(Goal of the exercise):
Return every record below exactly as written, omitting any pictures.

(Provided data):

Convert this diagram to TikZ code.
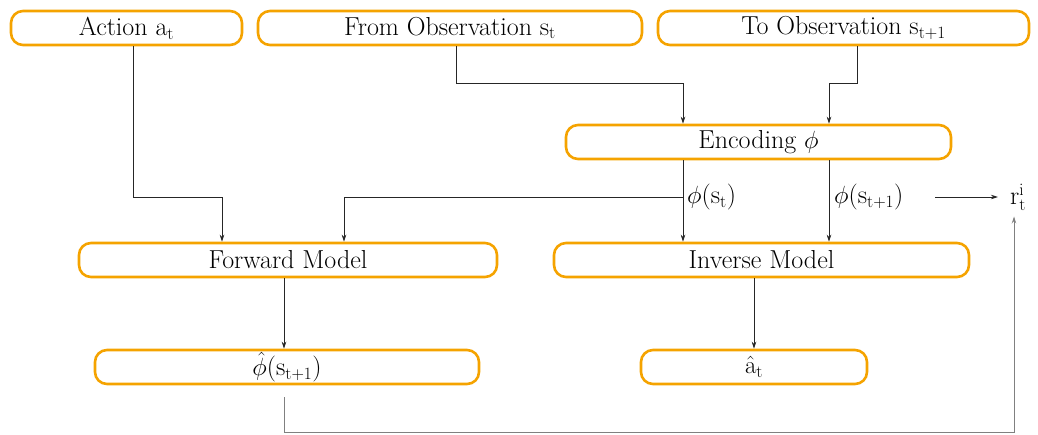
\documentclass[tikz,border=0pt]{standalone}
\usetikzlibrary{arrows.meta}
\definecolor{boxorange}{HTML}{F5A300}
\definecolor{linegray}{HTML}{808080}
\begin{document}
\begin{tikzpicture}[x=1pt,y=-1pt,
  box/.style={draw=boxorange, line width=2.6pt, rounded corners=12pt, minimum height=34pt, inner sep=0pt, font=\fontsize{26}{30}\selectfont},
  lbl/.style={font=\fontsize{26}{30}\selectfont, inner sep=0pt},
  arr/.style={draw=black!85, line width=0.8pt, -{Stealth[length=7pt,width=4.5pt]}},
  fb/.style={draw=linegray, line width=1pt, -{Stealth[length=7pt,width=4.5pt]}}]
\useasboundingbox (0,0) rectangle (1038,434);
\node[box, minimum width=231pt] (act) at (126.5,28) {Action a$_\mathrm{t}$};
\node[box, minimum width=384pt] (from) at (450,28) {From Observation s$_\mathrm{t}$};
\node[box, minimum width=371pt] (to) at (843.5,28) {To Observation s$_\mathrm{t+1}$};
\node[box, minimum width=385pt] (enc) at (758.5,142) {Encoding $\phi$};
\node[box, minimum width=418pt] (fwd) at (288,260) {Forward Model};
\node[box, minimum width=415pt] (inv) at (761.5,260) {Inverse Model};
\node[box, minimum width=384pt] (phihat) at (287,367) {$\hat{\phi}$(s$_\mathrm{t+1}$)};
\node[box, minimum width=226pt] (ahat) at (754,367) {$\hat{\mathrm{a}}_\mathrm{t}$};
\node[lbl, anchor=west] (ps) at (687,197) {$\phi$(s$_\mathrm{t}$)};
\node[lbl, anchor=west] (ps1) at (834,197) {$\phi$(s$_\mathrm{t+1}$)};
\node[lbl, inner xsep=12pt] (r) at (1018,197) {r$^\mathrm{i}_\mathrm{t}$};
\coordinate (rl) at (935,197);
\coordinate (c1) at (284,432);
\coordinate (c2) at (1014,432);
% top inputs
\draw[arr] ([xshift=6.5pt]act.south) |- (222,197) -- (fwd.north -| 222,0);
\draw[arr] ([xshift=6pt]from.south) |- (683,83) -- (enc.north -| 683,0);
\draw[arr] ([xshift=13.5pt]to.south) |- (829,83) -- (enc.north -| 829,0);
% encoding to inverse
\draw[arr] (enc.south -| 683,0) -- (inv.north -| 683,0);
\draw[arr] (enc.south -| 829,0) -- (inv.north -| 829,0);
\draw[arr] (683,197) -| (fwd.north -| 344,0);
% outputs
\draw[arr] (fwd.south -| 284,0) -- (phihat.north -| 284,0);
\draw[arr] (inv.south -| 754,0) -- (ahat.north -| 754,0);
\draw[arr] (rl) -- (r.west);
\draw[fb] ([yshift=-12pt]phihat.south -| c1) -- (c1) -- (c2) -- ([yshift=-6pt]r.south -| c2);
\end{tikzpicture}
\end{document}
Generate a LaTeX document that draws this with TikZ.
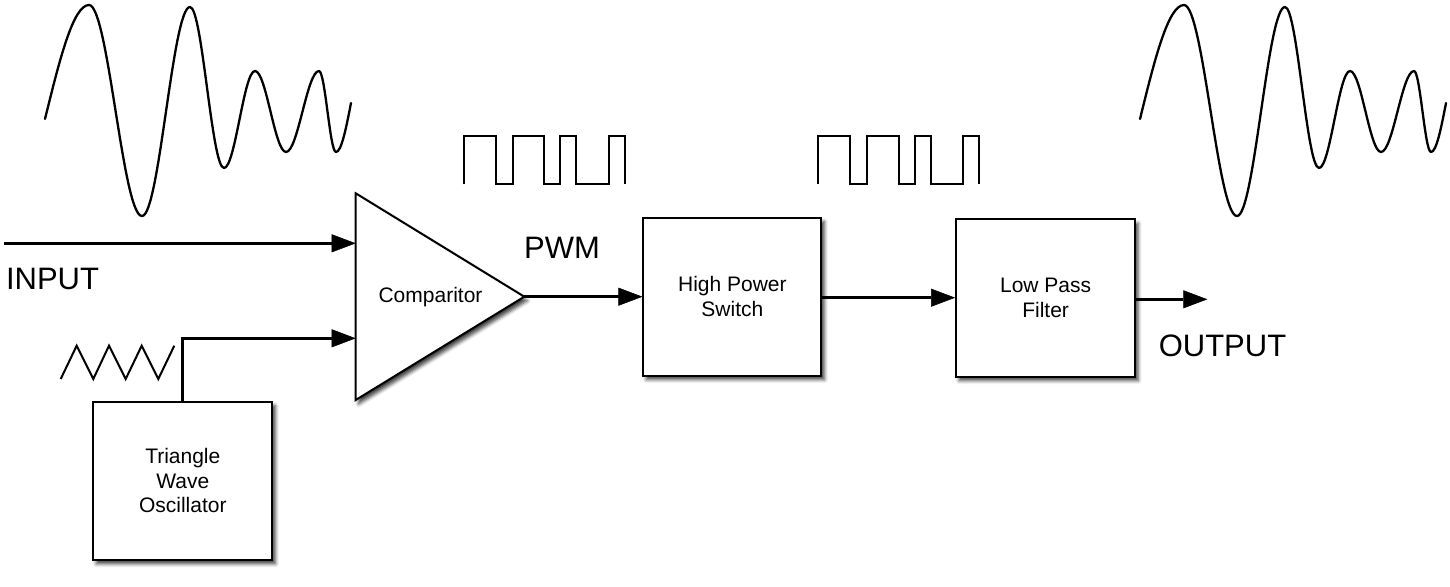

(Task result):
Convert this diagram to TikZ code.
\documentclass[tikz,border=0pt]{standalone}
\usetikzlibrary{arrows.meta}
\definecolor{boxorange}{HTML}{F5A300}
\definecolor{linegray}{HTML}{808080}
\begin{document}
\begin{tikzpicture}[x=1pt,y=-1pt,
  box/.style={draw=boxorange, line width=2.6pt, rounded corners=12pt, minimum height=34pt, inner sep=0pt, font=\fontsize{26}{30}\selectfont},
  lbl/.style={font=\fontsize{26}{30}\selectfont, inner sep=0pt},
  arr/.style={draw=black!85, line width=0.8pt, -{Stealth[length=7pt,width=4.5pt]}},
  fb/.style={draw=linegray, line width=1pt, -{Stealth[length=7pt,width=4.5pt]}}]
\useasboundingbox (0,0) rectangle (1038,434);
\node[box, minimum width=231pt] (act) at (126.5,28) {Action a$_\mathrm{t}$};
\node[box, minimum width=384pt] (from) at (450,28) {From Observation s$_\mathrm{t}$};
\node[box, minimum width=371pt] (to) at (843.5,28) {To Observation s$_\mathrm{t+1}$};
\node[box, minimum width=385pt] (enc) at (758.5,142) {Encoding $\phi$};
\node[box, minimum width=418pt] (fwd) at (288,260) {Forward Model};
\node[box, minimum width=415pt] (inv) at (761.5,260) {Inverse Model};
\node[box, minimum width=384pt] (phihat) at (287,367) {$\hat{\phi}$(s$_\mathrm{t+1}$)};
\node[box, minimum width=226pt] (ahat) at (754,367) {$\hat{\mathrm{a}}_\mathrm{t}$};
\node[lbl, anchor=west] (ps) at (687,197) {$\phi$(s$_\mathrm{t}$)};
\node[lbl, anchor=west] (ps1) at (834,197) {$\phi$(s$_\mathrm{t+1}$)};
\node[lbl, inner xsep=12pt] (r) at (1018,197) {r$^\mathrm{i}_\mathrm{t}$};
\coordinate (rl) at (935,197);
\coordinate (c1) at (284,432);
\coordinate (c2) at (1014,432);
% top inputs
\draw[arr] ([xshift=6.5pt]act.south) |- (222,197) -- (fwd.north -| 222,0);
\draw[arr] ([xshift=6pt]from.south) |- (683,83) -- (enc.north -| 683,0);
\draw[arr] ([xshift=13.5pt]to.south) |- (829,83) -- (enc.north -| 829,0);
% encoding to inverse
\draw[arr] (enc.south -| 683,0) -- (inv.north -| 683,0);
\draw[arr] (enc.south -| 829,0) -- (inv.north -| 829,0);
\draw[arr] (683,197) -| (fwd.north -| 344,0);
% outputs
\draw[arr] (fwd.south -| 284,0) -- (phihat.north -| 284,0);
\draw[arr] (inv.south -| 754,0) -- (ahat.north -| 754,0);
\draw[arr] (rl) -- (r.west);
\draw[fb] ([yshift=-12pt]phihat.south -| c1) -- (c1) -- (c2) -- ([yshift=-6pt]r.south -| c2);
\end{tikzpicture}
\end{document}
Generate a LaTeX document that draws this with TikZ.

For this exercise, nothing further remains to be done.